The request: Leave out the pictures and restate the rest of the data exactly.

Data provided:
[BEGIN]
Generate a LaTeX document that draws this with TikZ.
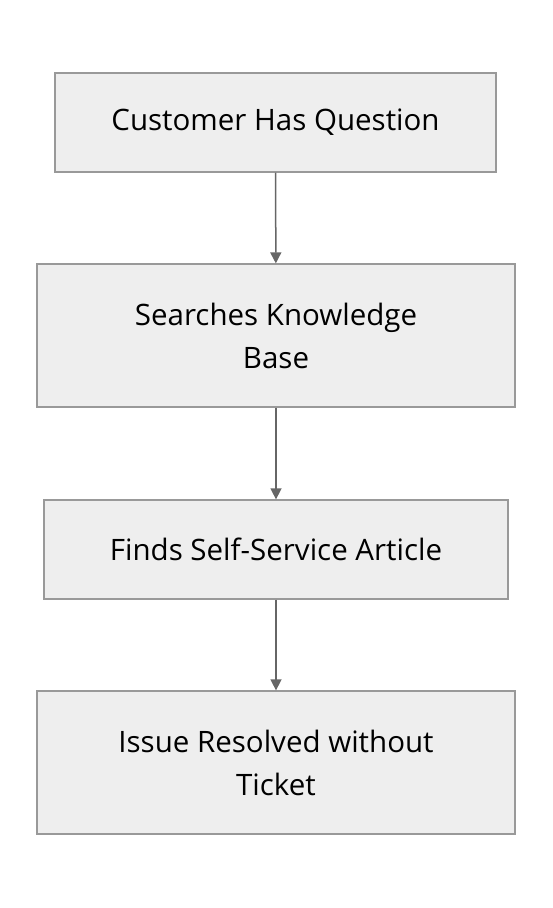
\documentclass[tikz,border=0pt]{standalone}
\usepackage{fontspec}
\setmainfont{Open Sans}
\usetikzlibrary{arrows.meta}
\definecolor{boxfill}{HTML}{EEEEEE}
\definecolor{boxline}{HTML}{999999}
\definecolor{arrowgray}{HTML}{666666}

\begin{document}
\begin{tikzpicture}
  [x=1pt,y=-1pt,every node/.style={shape=rectangle, draw=boxline,
    fill=boxfill, line width=1.3pt, inner sep=0pt, align=center,
    font=\fontsize{29.5}{43}\selectfont}]
  \useasboundingbox (0,0) rectangle (552,908);
  \node[minimum width=441pt, minimum height=99pt] (ask) at (275.5,122.5) {Customer Has Question};
  \node[minimum width=478pt, minimum height=143pt] (search) at (276,335.5) {Searches Knowledge\\Base};
  \node[minimum width=464pt, minimum height=99pt] (article) at (276,549.5) {Finds Self-Service Article};
  \node[minimum width=478pt, minimum height=143pt] (resolved) at (276,762.5) {Issue Resolved without\\Ticket};
  \begin{scope}[line width=1.5pt, draw=arrowgray, -{Triangle[length=11pt,width=11pt]}]
  \foreach \from/\to in {ask/search,search/article,article/resolved}
     \draw (\from) -- (\to);
  \end{scope}
\end{tikzpicture}
\end{document}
[END]
Output of the task:
Generate a LaTeX document that draws this with TikZ.
\documentclass[tikz,border=0pt]{standalone}
\usepackage{fontspec}
\setmainfont{Open Sans}
\usetikzlibrary{arrows.meta}
\definecolor{boxfill}{HTML}{EEEEEE}
\definecolor{boxline}{HTML}{999999}
\definecolor{arrowgray}{HTML}{666666}

\begin{document}
\begin{tikzpicture}
  [x=1pt,y=-1pt,every node/.style={shape=rectangle, draw=boxline,
    fill=boxfill, line width=1.3pt, inner sep=0pt, align=center,
    font=\fontsize{29.5}{43}\selectfont}]
  \useasboundingbox (0,0) rectangle (552,908);
  \node[minimum width=441pt, minimum height=99pt] (ask) at (275.5,122.5) {Customer Has Question};
  \node[minimum width=478pt, minimum height=143pt] (search) at (276,335.5) {Searches Knowledge\\Base};
  \node[minimum width=464pt, minimum height=99pt] (article) at (276,549.5) {Finds Self-Service Article};
  \node[minimum width=478pt, minimum height=143pt] (resolved) at (276,762.5) {Issue Resolved without\\Ticket};
  \begin{scope}[line width=1.5pt, draw=arrowgray, -{Triangle[length=11pt,width=11pt]}]
  \foreach \from/\to in {ask/search,search/article,article/resolved}
     \draw (\from) -- (\to);
  \end{scope}
\end{tikzpicture}
\end{document}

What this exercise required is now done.